The knock-out itself came in the third round, after slightly more than two minutes of action. The end came when Alvarez delivered a single, big right hand that caught Kirkland on the jaw and left him flat on his back after spinning to the canvas.Alvarez was clearly the big star heading into the fight. The fight was telecast by HBO for free just one week after the controversial and disappointing Floyd Mayweather Jr. and Manny Pacquiao fight, and Alvarez was under pressure to deliver the type of finish that people were going to talk about. Kirkland was happy to oblige Alvarez, taking it right to Alvarez from the start. Kirkland’s aggression saw him appear to land blows that troubled the young Mexican in the early going. Alvarez played good defense, and he floored Kirkland in the first round, displaying his power and his technique in knocking down an aggressive opponent.
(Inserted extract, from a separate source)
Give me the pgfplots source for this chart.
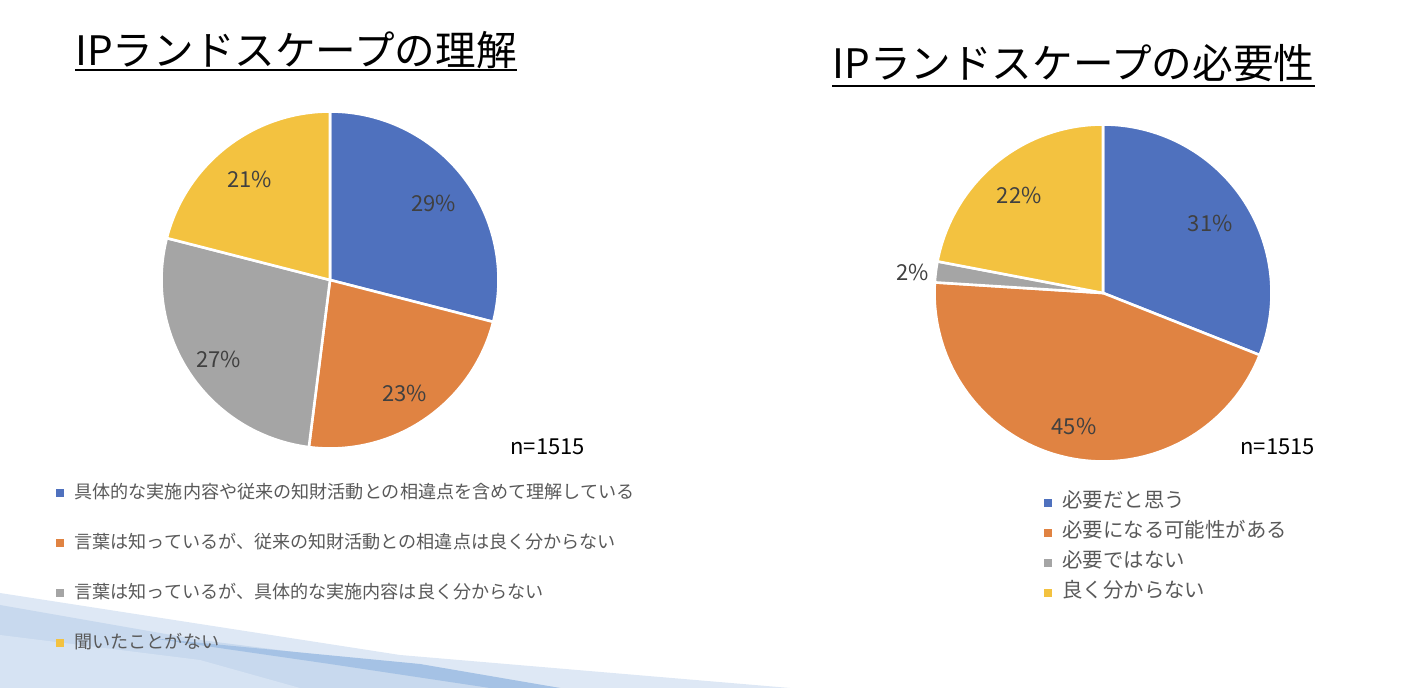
\documentclass[border=0pt]{standalone}
\usepackage{fontspec}
\setmainfont{Noto Sans CJK JP}
\usepackage{pgfplots}
\pgfplotsset{compat=1.18}

\definecolor{pblue}{RGB}{79,113,190}
\definecolor{porange}{RGB}{224,131,66}
\definecolor{pgray}{RGB}{165,165,165}
\definecolor{pyellow}{RGB}{243,194,64}
\definecolor{lbl}{RGB}{64,64,64}
\definecolor{leg}{RGB}{89,89,89}

% one slice: #1 start (percent), #2 value (percent), #3 colour, #4 label radius
\newcommand\pieslice[4]{%
  \pgfmathsetmacro\pa{90-3.6*(#1+#2)}%
  \pgfmathsetmacro\pb{90-3.6*(#1)}%
  \pgfmathsetmacro\pm{90-3.6*(#1+#2/2)}%
  \addplot[forget plot, draw=white, line width=1.3pt, fill=#3,
    domain=\pa:\pb, samples=90, variable=\t]
    ({cos(\t)},{sin(\t)}) -- (axis cs:0,0) -- cycle;
  \addplot[forget plot, draw=none, samples at={\pm}, variable=\t]
    ({#4*cos(\t)},{#4*sin(\t)})
    node[text=lbl, yshift=-1.8pt, font=\fontsize{11}{13}\selectfont] {#2\%};
}

\pgfplotsset{
  pie/.style={
    scale only axis, width=168.5pt, height=168.5pt,
    xmin=-1, xmax=1, ymin=-1, ymax=1,
    hide axis, clip=false, anchor=center,
    legend cell align=left,
    legend image code/.code={\fill[##1, draw=none] (0pt,-2.6pt) rectangle (4pt,1.4pt);},
    legend style={draw=none, fill=none, inner sep=0pt, text=leg,
      nodes={inner sep=1pt, text height=8pt, text depth=2pt},
      /tikz/every odd column/.append style={column sep=4pt}},
  }
}

\begin{document}
\begin{tikzpicture}
\path[use as bounding box] (0pt,0pt) rectangle (706pt,344pt);

% background decoration
\begin{scope}[x=0.5pt, y=0.5pt]
\fill[color={rgb,255:red,222;green,232;blue,245}] (0,95) -- (400,33) -- (790,0) -- (0,0) -- cycle;
\fill[color={rgb,255:red,200;green,217;blue,238}] (0,83) -- (200,48) -- (420,20) -- (560,0) -- (0,0) -- cycle;
\fill[color={rgb,255:red,214;green,227;blue,243}] (0,53) -- (200,28) -- (300,0) -- (0,0) -- cycle;
\fill[color={rgb,255:red,165;green,194;blue,229}] (150,50) -- (420,24) -- (560,0) -- (490,0) -- (330,24) -- cycle;
\end{scope}

% titles
\node[anchor=base west, inner sep=0pt, font=\fontsize{20.3}{24}\selectfont] (t1) at (37.5pt,311pt) {IPランドスケープの理解};
\draw[line width=1.1pt] ([yshift=-2.2pt]t1.base west) -- ([yshift=-2.2pt]t1.base east);
\node[anchor=base west, inner sep=0pt, font=\fontsize{20.3}{24}\selectfont] (t2) at (416pt,304.5pt) {IPランドスケープの必要性};
\draw[line width=1.1pt] ([yshift=-3.5pt]t2.base west) -- ([yshift=-3.5pt]t2.base east);

\node[anchor=base west, inner sep=0pt, font=\fontsize{11}{13}\selectfont] at (255pt,116.5pt) {n=1515};
\node[anchor=base west, inner sep=0pt, font=\fontsize{11}{13}\selectfont] at (620pt,116.5pt) {n=1515};

% left pie
\begin{axis}[pie, at={(165pt,204pt)},
  legend style={at={(axis description cs:-0.313,-0.093)}, anchor=north west,
    font=\fontsize{9.05}{11}\selectfont, row sep=13pt}]
  \addlegendimage{fill=pblue}
  \addlegendentry{具体的な実施内容や従来の知財活動との相違点を含めて理解している}
  \addlegendimage{fill=porange}
  \addlegendentry{言葉は知っているが、従来の知財活動との相違点は良く分からない}
  \addlegendimage{fill=pgray}
  \addlegendentry{言葉は知っているが、具体的な実施内容は良く分からない}
  \addlegendimage{fill=pyellow}
  \addlegendentry{聞いたことがない}
  \pieslice{0}{29}{pblue}{0.78}
  \pieslice{29}{23}{porange}{0.79}
  \pieslice{52}{27}{pgray}{0.80}
  \pieslice{79}{21}{pyellow}{0.78}
\end{axis}

% right pie
\begin{axis}[pie, at={(551.5pt,197.5pt)},
  legend style={at={(axis description cs:0.325,-0.082)}, anchor=north west,
    font=\fontsize{10.2}{12}\selectfont, row sep=3pt}]
  \addlegendimage{fill=pblue}
  \addlegendentry{必要だと思う}
  \addlegendimage{fill=porange}
  \addlegendentry{必要になる可能性がある}
  \addlegendimage{fill=pgray}
  \addlegendentry{必要ではない}
  \addlegendimage{fill=pyellow}
  \addlegendentry{良く分からない}
  \pieslice{0}{31}{pblue}{0.77}
  \pieslice{31}{45}{porange}{0.79}
  \pieslice{76}{2}{pgray}{1.14}
  \pieslice{78}{22}{pyellow}{0.78}
\end{axis}
\end{tikzpicture}
\end{document}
However, Kirkland kept coming at Alvarez and the fight entered the third round with both men working hard and the feeling that the fight would not go the distance. Kirkland continued to move forward, keeping “Canelo” against the ropes and scoring points with a barrage of punches while looking for an opening.

At around the two minute mark, Alvarez landed an uppercut that sent Kirkland to the canvas again. Kirkland got up, but it was clear that he did not have his legs under him. Kirkland was going to try to survive the round, but Alvarez had an opportunity to close out the fight. The question was would he take it?

Alvarez closed in on Kirkland, putting his opponent’s back to the ropes. Kirkland was hurt, but he was still dangerous, pawing with punches and loading up for one big shot.

But it was the big shot “Canelo” threw that ended the night. Kirkland never saw it coming, as he was loading up with a huge right hand of his own. The right Alvarez threw cracked Kirkland in the jaw, and his eyes went blank. His big right hand whizzed harmlessly over the head of a ducking Alvarez, providing the momentum for the spin that left Kirkland prone on the canvas.

Saul “Canelo” Alvarez went on to defeat Miguel Cotto in his second fight of 2015 and he is clearly one of boxing’s biggest stars heading into 2016. On May 9th Alvarez added another reel to his highlight film when he knocked out James Kirkland with the 2015 “Knock Out of the Year”.